Stored dataset items
━━━━━━━━━━━━━━━━━━━━

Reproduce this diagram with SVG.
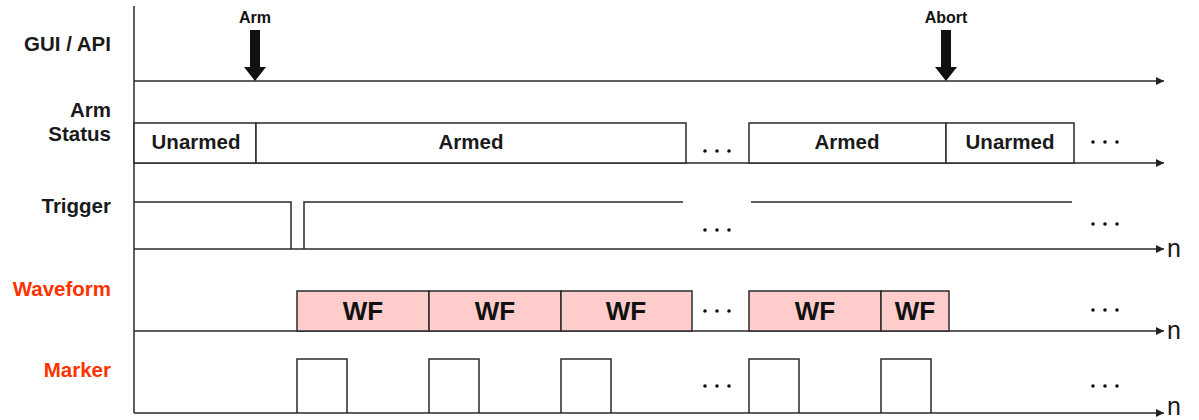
<svg xmlns="http://www.w3.org/2000/svg" width="1199" height="420" viewBox="0 0 1199 420">
  <defs>
    <marker id="axisHead" viewBox="0 0 10 10" refX="10" refY="5" markerWidth="9" markerHeight="8" markerUnits="userSpaceOnUse" orient="auto">
      <path d="M0,0 L10,5 L0,10 z" fill="#222"/>
    </marker>
    <style>
      .ln { fill: none; stroke: #2a2a2a; stroke-width: 1.5; }
      .axis { fill: none; stroke: #2a2a2a; stroke-width: 1.5; marker-end: url(#axisHead); }
      .box { fill: #ffffff; stroke: #2a2a2a; stroke-width: 1.5; }
      .wf { fill: #ffcccc; stroke: #2a2a2a; stroke-width: 1.5; }
      .lbl { font-family: "Liberation Sans", Arial, sans-serif; font-size: 20.5px; font-weight: bold; fill: #1a1a1a; text-anchor: end; }
      .red { fill: #ff3300; }
      .st { font-family: "Liberation Sans", Arial, sans-serif; font-size: 20.5px; font-weight: bold; fill: #1a1a1a; text-anchor: middle; }
      .wft { font-family: "Liberation Sans", Arial, sans-serif; font-size: 26px; font-weight: bold; fill: #111; text-anchor: middle; }
      .evt { font-family: "Liberation Sans", Arial, sans-serif; font-size: 16px; font-weight: bold; fill: #111; text-anchor: middle; }
      .n { font-family: "Liberation Sans", Arial, sans-serif; font-size: 25px; fill: #1a1a1a; }
      .dot { fill: #111; }
    </style>
  </defs>

  <!-- row labels -->
  <g id="row-labels">
    <text class="lbl" x="111" y="51">GUI / API</text>
    <text class="lbl" x="111" y="117">Arm</text>
    <text class="lbl" x="111" y="141">Status</text>
    <text class="lbl" x="111" y="213">Trigger</text>
    <text class="lbl red" x="111" y="296">Waveform</text>
    <text class="lbl red" x="111" y="377">Marker</text>
  </g>

  <!-- time axes -->
  <g id="axes">
    <line class="ln" x1="134" y1="6" x2="134" y2="413"/>
    <line class="axis" x1="134" y1="81" x2="1164" y2="81"/>
    <line class="axis" x1="134" y1="163" x2="1164" y2="163"/>
    <line class="axis" x1="134" y1="249" x2="1164" y2="249"/>
    <line class="axis" x1="134" y1="331" x2="1164" y2="331"/>
    <line class="axis" x1="134" y1="413" x2="1164" y2="413"/>
    <text class="n" x="1167" y="257">n</text>
    <text class="n" x="1167" y="339">n</text>
    <text class="n" x="1167" y="415">n</text>
  </g>

  <!-- GUI / API events -->
  <g id="event-arm">
    <text class="evt" x="255" y="23">Arm</text>
    <polygon points="250,30 260,30 260,67 266,67 255,81 244,67 250,67" fill="#111"/>
  </g>
  <g id="event-abort">
    <text class="evt" x="946" y="23">Abort</text>
    <polygon points="941,30 951,30 951,67 957,67 946,81 935,67 941,67" fill="#111"/>
  </g>

  <!-- arm status states -->
  <g id="arm-status">
    <rect class="box" x="134" y="123" width="122" height="40"/>
    <text class="st" x="196" y="149">Unarmed</text>
    <rect class="box" x="256" y="123" width="430" height="40"/>
    <text class="st" x="471" y="149">Armed</text>
    <rect class="box" x="749" y="123" width="197" height="40"/>
    <text class="st" x="847" y="149">Armed</text>
    <rect class="box" x="946" y="123" width="128" height="40"/>
    <text class="st" x="1010" y="149">Unarmed</text>
  </g>

  <!-- trigger signal -->
  <g id="trigger">
    <path class="ln" d="M134,202 H291 V249 M304,249 V202 H683"/>
    <line class="ln" x1="751" y1="202" x2="1072" y2="202"/>
  </g>

  <!-- waveform blocks -->
  <g id="waveforms">
    <rect class="wf" x="297" y="291" width="132" height="40"/>
    <text class="wft" x="363" y="320">WF</text>
    <rect class="wf" x="429" y="291" width="132" height="40"/>
    <text class="wft" x="495" y="320">WF</text>
    <rect class="wf" x="561" y="291" width="131" height="40"/>
    <text class="wft" x="626" y="320">WF</text>
    <rect class="wf" x="749" y="291" width="132" height="40"/>
    <text class="wft" x="815" y="320">WF</text>
    <rect class="wf" x="881" y="291" width="68" height="40"/>
    <text class="wft" x="915" y="320">WF</text>
  </g>

  <!-- marker pulses -->
  <g id="markers">
    <path class="ln" d="M297,413 V359 H347 V413"/>
    <path class="ln" d="M429,413 V359 H479 V413"/>
    <path class="ln" d="M561,413 V359 H611 V413"/>
    <path class="ln" d="M749,413 V359 H799 V413"/>
    <path class="ln" d="M881,413 V359 H931 V413"/>
  </g>

  <!-- continuation ellipses -->
  <g id="ellipses">
    <circle class="dot" cx="705" cy="151" r="1.8"/><circle class="dot" cx="717" cy="151" r="1.8"/><circle class="dot" cx="729" cy="151" r="1.8"/>
    <circle class="dot" cx="1093" cy="142" r="1.8"/><circle class="dot" cx="1105" cy="142" r="1.8"/><circle class="dot" cx="1117" cy="142" r="1.8"/>
    <circle class="dot" cx="705" cy="230" r="1.8"/><circle class="dot" cx="717" cy="230" r="1.8"/><circle class="dot" cx="729" cy="230" r="1.8"/>
    <circle class="dot" cx="1093" cy="224" r="1.8"/><circle class="dot" cx="1105" cy="224" r="1.8"/><circle class="dot" cx="1117" cy="224" r="1.8"/>
    <circle class="dot" cx="705" cy="311" r="1.8"/><circle class="dot" cx="717" cy="311" r="1.8"/><circle class="dot" cx="729" cy="311" r="1.8"/>
    <circle class="dot" cx="1093" cy="310" r="1.8"/><circle class="dot" cx="1105" cy="310" r="1.8"/><circle class="dot" cx="1117" cy="310" r="1.8"/>
    <circle class="dot" cx="705" cy="386" r="1.8"/><circle class="dot" cx="717" cy="386" r="1.8"/><circle class="dot" cx="729" cy="386" r="1.8"/>
    <circle class="dot" cx="1093" cy="386" r="1.8"/><circle class="dot" cx="1105" cy="386" r="1.8"/><circle class="dot" cx="1117" cy="386" r="1.8"/>
  </g>
</svg>
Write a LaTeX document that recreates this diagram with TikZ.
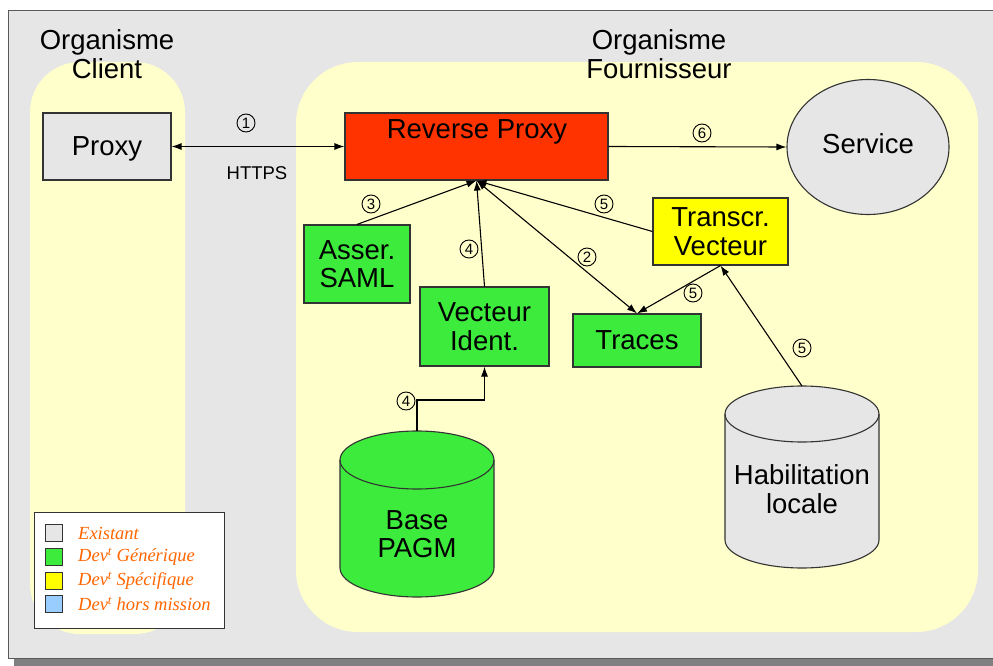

━━━━━━━━━━━━━━━━━━━━

_Task to carry out_
Copy every line of the listing that includes the string "diagram".

_Reply_
Reproduce this diagram with SVG.
Write a LaTeX document that recreates this diagram with TikZ.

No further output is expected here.